*Information shown:*
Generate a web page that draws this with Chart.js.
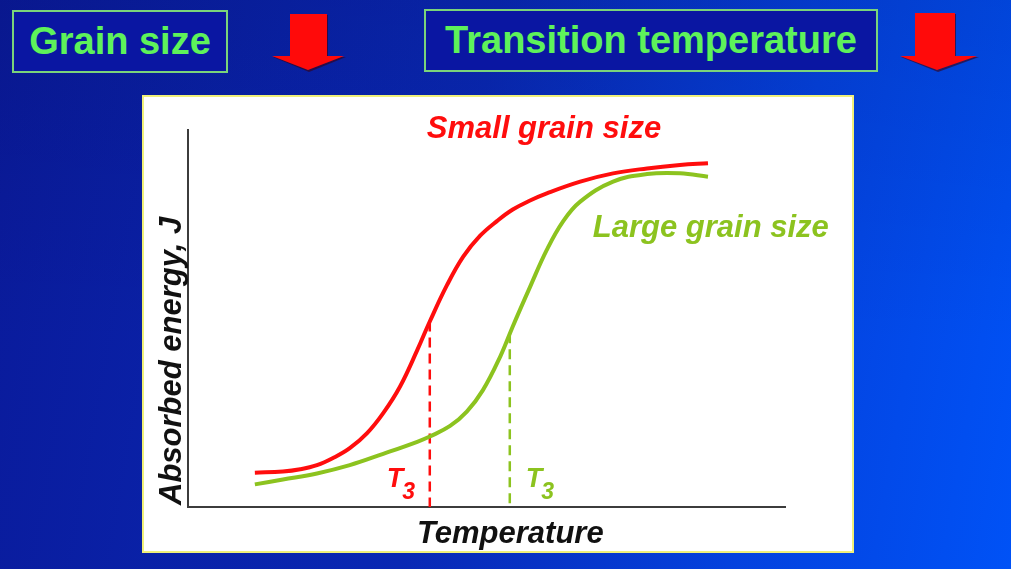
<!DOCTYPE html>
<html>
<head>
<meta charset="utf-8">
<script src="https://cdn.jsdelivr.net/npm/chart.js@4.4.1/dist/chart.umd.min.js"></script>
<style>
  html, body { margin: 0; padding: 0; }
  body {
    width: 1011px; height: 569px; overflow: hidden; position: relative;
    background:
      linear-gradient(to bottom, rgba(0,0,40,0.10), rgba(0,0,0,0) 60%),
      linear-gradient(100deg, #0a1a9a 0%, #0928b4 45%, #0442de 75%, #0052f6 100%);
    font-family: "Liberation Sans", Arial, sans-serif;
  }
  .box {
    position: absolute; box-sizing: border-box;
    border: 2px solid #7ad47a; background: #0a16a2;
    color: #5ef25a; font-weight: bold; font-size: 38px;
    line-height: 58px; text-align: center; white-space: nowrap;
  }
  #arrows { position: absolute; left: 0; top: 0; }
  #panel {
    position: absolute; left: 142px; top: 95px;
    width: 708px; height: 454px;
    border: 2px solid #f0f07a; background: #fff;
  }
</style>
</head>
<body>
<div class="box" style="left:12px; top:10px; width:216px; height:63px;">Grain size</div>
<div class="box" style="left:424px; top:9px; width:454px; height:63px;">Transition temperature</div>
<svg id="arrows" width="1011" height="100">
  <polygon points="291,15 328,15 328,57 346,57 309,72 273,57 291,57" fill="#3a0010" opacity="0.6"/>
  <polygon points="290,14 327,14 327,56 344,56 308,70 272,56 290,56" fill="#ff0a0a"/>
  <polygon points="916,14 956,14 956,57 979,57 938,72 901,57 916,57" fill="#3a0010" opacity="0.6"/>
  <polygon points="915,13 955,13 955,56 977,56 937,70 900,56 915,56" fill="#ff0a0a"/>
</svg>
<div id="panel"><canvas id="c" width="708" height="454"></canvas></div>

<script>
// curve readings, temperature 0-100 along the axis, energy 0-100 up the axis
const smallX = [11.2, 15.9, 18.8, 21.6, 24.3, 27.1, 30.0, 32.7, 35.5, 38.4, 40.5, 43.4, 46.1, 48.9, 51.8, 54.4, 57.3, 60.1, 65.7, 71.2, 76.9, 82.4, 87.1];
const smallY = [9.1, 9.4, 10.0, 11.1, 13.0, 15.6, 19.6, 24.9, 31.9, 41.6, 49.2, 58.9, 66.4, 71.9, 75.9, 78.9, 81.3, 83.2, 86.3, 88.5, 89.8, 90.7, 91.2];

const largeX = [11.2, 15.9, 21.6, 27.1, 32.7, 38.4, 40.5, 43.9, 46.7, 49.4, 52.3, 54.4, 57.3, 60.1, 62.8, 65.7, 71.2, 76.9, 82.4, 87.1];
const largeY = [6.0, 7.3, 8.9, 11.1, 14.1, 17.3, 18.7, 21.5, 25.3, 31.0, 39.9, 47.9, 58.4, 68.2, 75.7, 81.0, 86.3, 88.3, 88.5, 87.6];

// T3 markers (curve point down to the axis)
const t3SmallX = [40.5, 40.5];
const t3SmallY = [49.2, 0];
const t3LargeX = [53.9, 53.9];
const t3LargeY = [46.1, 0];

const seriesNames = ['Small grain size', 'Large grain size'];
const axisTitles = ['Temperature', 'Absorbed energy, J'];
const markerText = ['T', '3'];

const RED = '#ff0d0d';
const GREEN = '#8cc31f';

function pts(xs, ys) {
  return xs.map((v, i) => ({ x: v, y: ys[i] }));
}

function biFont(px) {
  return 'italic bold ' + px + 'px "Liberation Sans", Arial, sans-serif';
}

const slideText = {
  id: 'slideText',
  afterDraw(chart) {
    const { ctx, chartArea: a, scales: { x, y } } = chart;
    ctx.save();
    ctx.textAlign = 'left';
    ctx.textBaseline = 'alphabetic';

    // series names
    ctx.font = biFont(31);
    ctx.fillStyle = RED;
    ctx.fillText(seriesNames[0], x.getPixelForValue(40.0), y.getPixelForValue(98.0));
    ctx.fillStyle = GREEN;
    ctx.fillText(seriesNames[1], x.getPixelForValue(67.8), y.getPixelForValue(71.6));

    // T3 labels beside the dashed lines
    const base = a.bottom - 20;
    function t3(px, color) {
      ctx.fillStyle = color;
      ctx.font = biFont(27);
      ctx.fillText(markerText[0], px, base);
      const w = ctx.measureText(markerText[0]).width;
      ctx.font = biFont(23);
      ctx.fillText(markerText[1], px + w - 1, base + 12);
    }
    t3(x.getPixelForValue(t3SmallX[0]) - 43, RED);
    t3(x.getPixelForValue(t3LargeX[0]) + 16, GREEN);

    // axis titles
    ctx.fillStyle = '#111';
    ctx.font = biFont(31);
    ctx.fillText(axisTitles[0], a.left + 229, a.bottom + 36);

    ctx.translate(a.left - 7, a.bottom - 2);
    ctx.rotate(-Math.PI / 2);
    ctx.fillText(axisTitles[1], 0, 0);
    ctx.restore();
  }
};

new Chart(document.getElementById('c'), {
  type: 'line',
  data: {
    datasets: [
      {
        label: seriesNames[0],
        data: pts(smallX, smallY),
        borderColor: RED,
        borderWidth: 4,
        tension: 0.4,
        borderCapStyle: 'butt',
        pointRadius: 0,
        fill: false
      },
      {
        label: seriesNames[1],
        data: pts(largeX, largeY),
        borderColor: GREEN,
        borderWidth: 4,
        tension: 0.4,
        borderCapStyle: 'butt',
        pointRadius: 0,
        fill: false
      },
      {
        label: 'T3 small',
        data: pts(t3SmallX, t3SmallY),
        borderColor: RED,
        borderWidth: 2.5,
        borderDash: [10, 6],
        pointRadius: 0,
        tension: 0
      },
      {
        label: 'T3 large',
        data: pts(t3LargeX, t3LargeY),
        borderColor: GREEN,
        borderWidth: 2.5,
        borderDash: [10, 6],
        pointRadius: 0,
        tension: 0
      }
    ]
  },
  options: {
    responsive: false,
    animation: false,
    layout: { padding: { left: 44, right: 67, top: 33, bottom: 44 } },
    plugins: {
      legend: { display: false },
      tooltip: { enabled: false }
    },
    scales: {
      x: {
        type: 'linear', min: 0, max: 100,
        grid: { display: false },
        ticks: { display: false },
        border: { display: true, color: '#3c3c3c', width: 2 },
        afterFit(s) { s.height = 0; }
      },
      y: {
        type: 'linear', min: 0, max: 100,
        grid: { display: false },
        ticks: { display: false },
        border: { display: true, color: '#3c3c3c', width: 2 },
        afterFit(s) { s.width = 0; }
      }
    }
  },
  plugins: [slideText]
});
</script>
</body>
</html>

*Given task:*
Output the data above without changes, apart from leaving out the pictures.

*Exercise output:*
Generate a web page that draws this with Chart.js.
<!DOCTYPE html>
<html>
<head>
<meta charset="utf-8">
<script src="https://cdn.jsdelivr.net/npm/chart.js@4.4.1/dist/chart.umd.min.js"></script>
<style>
  html, body { margin: 0; padding: 0; }
  body {
    width: 1011px; height: 569px; overflow: hidden; position: relative;
    background:
      linear-gradient(to bottom, rgba(0,0,40,0.10), rgba(0,0,0,0) 60%),
      linear-gradient(100deg, #0a1a9a 0%, #0928b4 45%, #0442de 75%, #0052f6 100%);
    font-family: "Liberation Sans", Arial, sans-serif;
  }
  .box {
    position: absolute; box-sizing: border-box;
    border: 2px solid #7ad47a; background: #0a16a2;
    color: #5ef25a; font-weight: bold; font-size: 38px;
    line-height: 58px; text-align: center; white-space: nowrap;
  }
  #arrows { position: absolute; left: 0; top: 0; }
  #panel {
    position: absolute; left: 142px; top: 95px;
    width: 708px; height: 454px;
    border: 2px solid #f0f07a; background: #fff;
  }
</style>
</head>
<body>
<div class="box" style="left:12px; top:10px; width:216px; height:63px;">Grain size</div>
<div class="box" style="left:424px; top:9px; width:454px; height:63px;">Transition temperature</div>
<svg id="arrows" width="1011" height="100">
  <polygon points="291,15 328,15 328,57 346,57 309,72 273,57 291,57" fill="#3a0010" opacity="0.6"/>
  <polygon points="290,14 327,14 327,56 344,56 308,70 272,56 290,56" fill="#ff0a0a"/>
  <polygon points="916,14 956,14 956,57 979,57 938,72 901,57 916,57" fill="#3a0010" opacity="0.6"/>
  <polygon points="915,13 955,13 955,56 977,56 937,70 900,56 915,56" fill="#ff0a0a"/>
</svg>
<div id="panel"><canvas id="c" width="708" height="454"></canvas></div>

<script>
// curve readings, temperature 0-100 along the axis, energy 0-100 up the axis
const smallX = [11.2, 15.9, 18.8, 21.6, 24.3, 27.1, 30.0, 32.7, 35.5, 38.4, 40.5, 43.4, 46.1, 48.9, 51.8, 54.4, 57.3, 60.1, 65.7, 71.2, 76.9, 82.4, 87.1];
const smallY = [9.1, 9.4, 10.0, 11.1, 13.0, 15.6, 19.6, 24.9, 31.9, 41.6, 49.2, 58.9, 66.4, 71.9, 75.9, 78.9, 81.3, 83.2, 86.3, 88.5, 89.8, 90.7, 91.2];

const largeX = [11.2, 15.9, 21.6, 27.1, 32.7, 38.4, 40.5, 43.9, 46.7, 49.4, 52.3, 54.4, 57.3, 60.1, 62.8, 65.7, 71.2, 76.9, 82.4, 87.1];
const largeY = [6.0, 7.3, 8.9, 11.1, 14.1, 17.3, 18.7, 21.5, 25.3, 31.0, 39.9, 47.9, 58.4, 68.2, 75.7, 81.0, 86.3, 88.3, 88.5, 87.6];

// T3 markers (curve point down to the axis)
const t3SmallX = [40.5, 40.5];
const t3SmallY = [49.2, 0];
const t3LargeX = [53.9, 53.9];
const t3LargeY = [46.1, 0];

const seriesNames = ['Small grain size', 'Large grain size'];
const axisTitles = ['Temperature', 'Absorbed energy, J'];
const markerText = ['T', '3'];

const RED = '#ff0d0d';
const GREEN = '#8cc31f';

function pts(xs, ys) {
  return xs.map((v, i) => ({ x: v, y: ys[i] }));
}

function biFont(px) {
  return 'italic bold ' + px + 'px "Liberation Sans", Arial, sans-serif';
}

const slideText = {
  id: 'slideText',
  afterDraw(chart) {
    const { ctx, chartArea: a, scales: { x, y } } = chart;
    ctx.save();
    ctx.textAlign = 'left';
    ctx.textBaseline = 'alphabetic';

    // series names
    ctx.font = biFont(31);
    ctx.fillStyle = RED;
    ctx.fillText(seriesNames[0], x.getPixelForValue(40.0), y.getPixelForValue(98.0));
    ctx.fillStyle = GREEN;
    ctx.fillText(seriesNames[1], x.getPixelForValue(67.8), y.getPixelForValue(71.6));

    // T3 labels beside the dashed lines
    const base = a.bottom - 20;
    function t3(px, color) {
      ctx.fillStyle = color;
      ctx.font = biFont(27);
      ctx.fillText(markerText[0], px, base);
      const w = ctx.measureText(markerText[0]).width;
      ctx.font = biFont(23);
      ctx.fillText(markerText[1], px + w - 1, base + 12);
    }
    t3(x.getPixelForValue(t3SmallX[0]) - 43, RED);
    t3(x.getPixelForValue(t3LargeX[0]) + 16, GREEN);

    // axis titles
    ctx.fillStyle = '#111';
    ctx.font = biFont(31);
    ctx.fillText(axisTitles[0], a.left + 229, a.bottom + 36);

    ctx.translate(a.left - 7, a.bottom - 2);
    ctx.rotate(-Math.PI / 2);
    ctx.fillText(axisTitles[1], 0, 0);
    ctx.restore();
  }
};

new Chart(document.getElementById('c'), {
  type: 'line',
  data: {
    datasets: [
      {
        label: seriesNames[0],
        data: pts(smallX, smallY),
        borderColor: RED,
        borderWidth: 4,
        tension: 0.4,
        borderCapStyle: 'butt',
        pointRadius: 0,
        fill: false
      },
      {
        label: seriesNames[1],
        data: pts(largeX, largeY),
        borderColor: GREEN,
        borderWidth: 4,
        tension: 0.4,
        borderCapStyle: 'butt',
        pointRadius: 0,
        fill: false
      },
      {
        label: 'T3 small',
        data: pts(t3SmallX, t3SmallY),
        borderColor: RED,
        borderWidth: 2.5,
        borderDash: [10, 6],
        pointRadius: 0,
        tension: 0
      },
      {
        label: 'T3 large',
        data: pts(t3LargeX, t3LargeY),
        borderColor: GREEN,
        borderWidth: 2.5,
        borderDash: [10, 6],
        pointRadius: 0,
        tension: 0
      }
    ]
  },
  options: {
    responsive: false,
    animation: false,
    layout: { padding: { left: 44, right: 67, top: 33, bottom: 44 } },
    plugins: {
      legend: { display: false },
      tooltip: { enabled: false }
    },
    scales: {
      x: {
        type: 'linear', min: 0, max: 100,
        grid: { display: false },
        ticks: { display: false },
        border: { display: true, color: '#3c3c3c', width: 2 },
        afterFit(s) { s.height = 0; }
      },
      y: {
        type: 'linear', min: 0, max: 100,
        grid: { display: false },
        ticks: { display: false },
        border: { display: true, color: '#3c3c3c', width: 2 },
        afterFit(s) { s.width = 0; }
      }
    }
  },
  plugins: [slideText]
});
</script>
</body>
</html>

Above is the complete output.